Unless the federal government gives 13 Jewish Defense League leaders, Including national chairman Rabbi Meir Kahane, transcripts of their wiretapped conversations, the gun conspiracy charges against them may have to be dropped, the Jewish Telegraphic Agency learned today. In answering a defense motion that all wiretapped conversations of the defendants be disclosed, the government revealed in U.S. District Court, Brooklyn, last Friday that while there had been no direct electronic surveillance of the phones of any of the defendants, the conversations of 10 of them had been overheard by wiretaps not authorized by court order. According to the government brief, “The President has the power, and the duty, to engage in intelligence-gathering operations which he deems necessary for the conduct of foreign affairs. There exist overriding considerations which militate against imposing the warrant requirement upon the exercise of this power.” The court ordered the government to give the transcripts to the defendants on several bases, including the “substantial probability” that the wiretaps were “illegal.” The government attorney, assistant U.S. Attorney Tom Patterson, replied that he could not hand them over without higher authorization. He was given until Friday to comply with the court order.

According to the government brief, details of which have not been previously published, “10 of the defendants did participate in conversations that were overheard by the federal government in the course of an electronic surveillance authorized by the President, acting through the Attorney General.” But unlike most recent cases–involving antiwar groups, Black Panthers and the Berrigan brothers–the government did not justify its wiretapping on the basis of internal national security. In the JDL case, the government contended that “such surveillance was deemed necessary and essential to protect the nation and its citizens against hostile acts of a foreign power and to obtain information against foreign intelligence activities deemed essential to the security of the United States.” There was no immediate identification of the foreign power nor the nature of “hostile acts.” The government gave the court a sealed envelope containing more than 100 pages of wiretap transcripts, but maintained that “the conversations were unrelated to these cases,” i.e., those of the gun conspiracy charges. The government asked the court to review the transcripts privately to determine whether the taps were legal, in which case the defendants would have no right to see them. In addition, the government stated that “in determining whether or not to employ this intelligence technique the Executive must make a judgment based on various foreign policy considerations.”
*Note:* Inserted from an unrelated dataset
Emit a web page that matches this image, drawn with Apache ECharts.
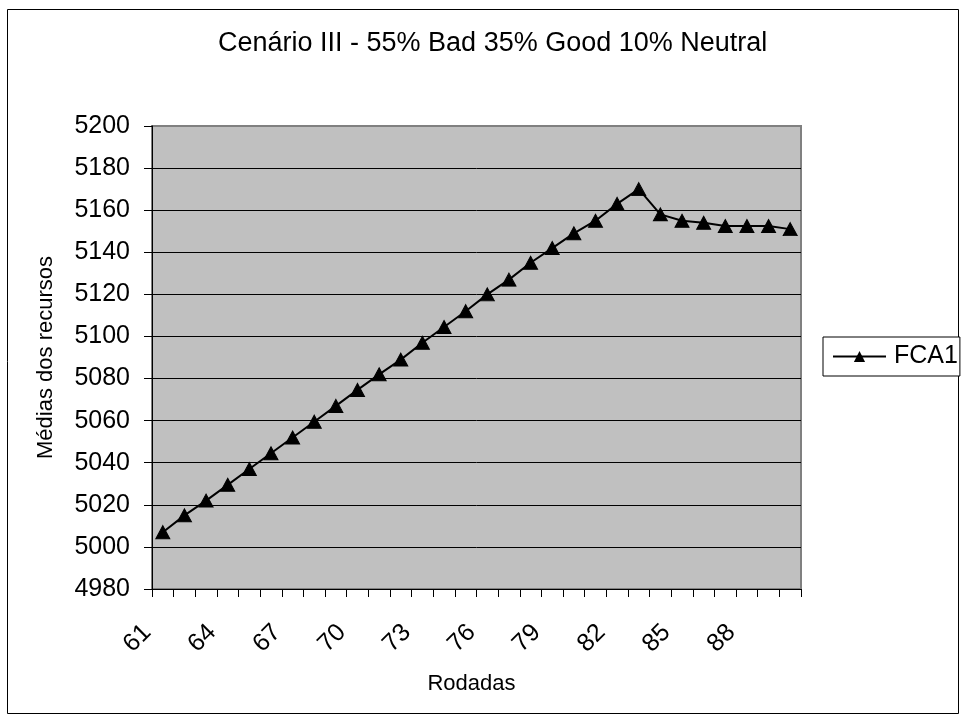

In an affidavit accompanying the U.S. brief, Attorney General John N. Mitchell certified that “it would be a practicable impossibility to submit to the court all of the facts, circumstances, and other considerations upon which these authorizations were based.” The government statement added: “The nature of the decision to employ electronic surveillance for such purpose, thus, fall peculiarly within the area of Executive, as distinguished from Judicial, competence. A judge’s experience in assessing ‘probable cause’ in the context of a criminal proceeding would be of little value in determining the need for instituting or maintaining a surveillance designed to obtain foreign intelligence information.” But after reading the transcripts, the court ruled the defendants had a right to see them because there was “substantial probability” that the taps were illegal, that they “led directly” to incriminating evidence obtained by the government, and that they would require the suppression of evidence and the dismissal of charges.” In ordering the disclosure of the taps, the court also hold that “the defendants would not be able to conduct a meaningful defense without access” to them.